Fiscal court approves raises for deputy clerks

Amelia Holliday Staff Reporter

December 2, 2013

HAZARD—The Perry County Fiscal Court voted last month to approve the 2014 budget for the Perry County Clerk’s office, even after some controversy arose due to raises being added into the budget.

According to documents obtained in the clerk’s office, the county clerk’s deputies’ gross salaries for 2013 were estimated to be $458,780. Compared to 2014’s estimate of $484,163 that’s an increase of over $25,000, or roughly 3 percent. The clerk’s salary also increased from $87,768 in 2013 to $88,200 in 2014.

Perry County Clerk Haven King said the raises are necessary to prepare his staff for the upcoming election year as well as for the implementation of a new filing system for the state.

“We’ve got two elections coming up, probably the biggest elections we’ve ever had, plus we’ve got a new system for files now that we’ve got to start training on,” King said, adding that the extra workload his staff will be facing next year warrants a pay increase.

Judge-Executive Denny Ray Noble said it would not be fair to give the deputy clerks even such a small raise as 3 percent when the county cannot afford to give any other workers one, too.

“We’re not, at the county level, going to have any cost-of-living raises here with the loss of coal severance money,” Noble addressed King at the meeting. “On our side, we’re cutting back as much as we can.

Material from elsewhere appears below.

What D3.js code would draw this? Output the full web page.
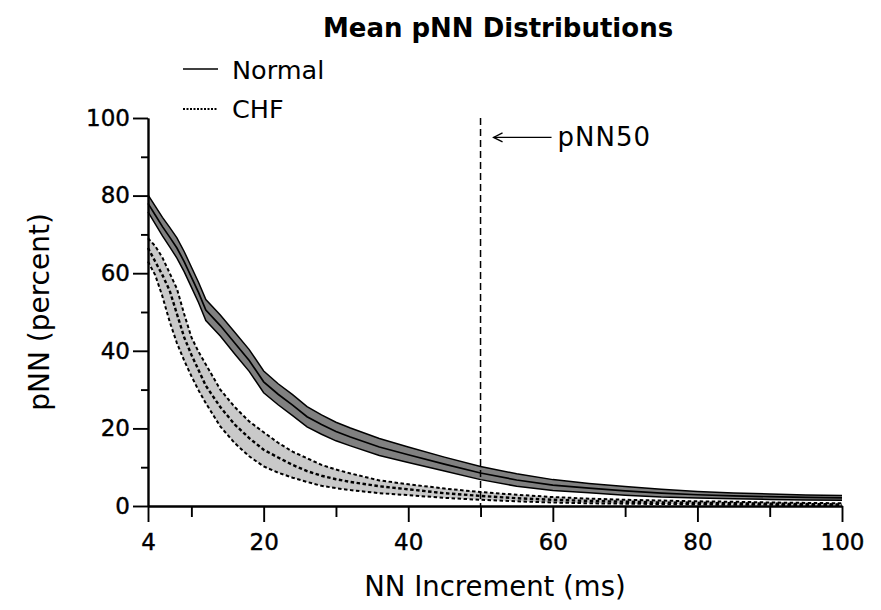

It’s going to get tight — much worse than we thought.”

Noble said he recommended that the clerk’s and sheriff’s offices implement a cost-of-living raise, which would be a 3 percent increase, for staff in July, though King did not accept it. Noble explained that raises come out of the excess fees in a department’s budget, however, other bills also come out of that fund, including health insurance.

“That’s something that’s hitting us hard right now,” he said. “It comes down to, do you want a raise or do you want health insurance?”

King said that the clerk’s office is facing its most prosperous time of the year, and with elections coming next year and the car dealerships in the area doing so well, the office expects more money to come in next year from tags, taxes, and other fees.

“Our people work hard,” King said. “If we wasn’t making any money, I could see you saying you don’t want to give us a raise.”

Earl Brashear, magistrate of District 3, said though he didn’t think it was fair to give the deputy clerks a raise when no one else would get one, he would not vote against giving anyone a raise.

“If part of us gets a raise and part of us don’t it makes some people feel good and some people mad,” Brashear said.

Frank Hurley, District 1 magistrate, disagreed with Brashear and said he could not vote for something that was unfair.

“I can’t vote to give somebody a raise and not the others. I’m not going to,” he said.

Noble said so far the county has lost over $4.5 million in coal severance money since last year. This, topped with revenue lost because of the 911 service, regional jail payments, and increased health insurance costs, has hurt the county’s budget tremendously, and Noble said he expects more cuts to come.

“You can’t continue going on and on spending money you know you aren’t going to have,” Noble said. “It should be equal across the board, not one department getting it and the rest not. If we don’t pass this budget today because Haven asked for a raise, who gets the blame? The county judge. Pretty simple.”

After nearly an hour of discussion among the members of the court, King requested for a motion to be made for a vote to either approve or reject the clerk’s budget.

Brashear made a motion to accept the clerk’s budget, with Hurley seconding it, according to the minutes recorded in the clerk’s office. The court voted unanimously to accept it.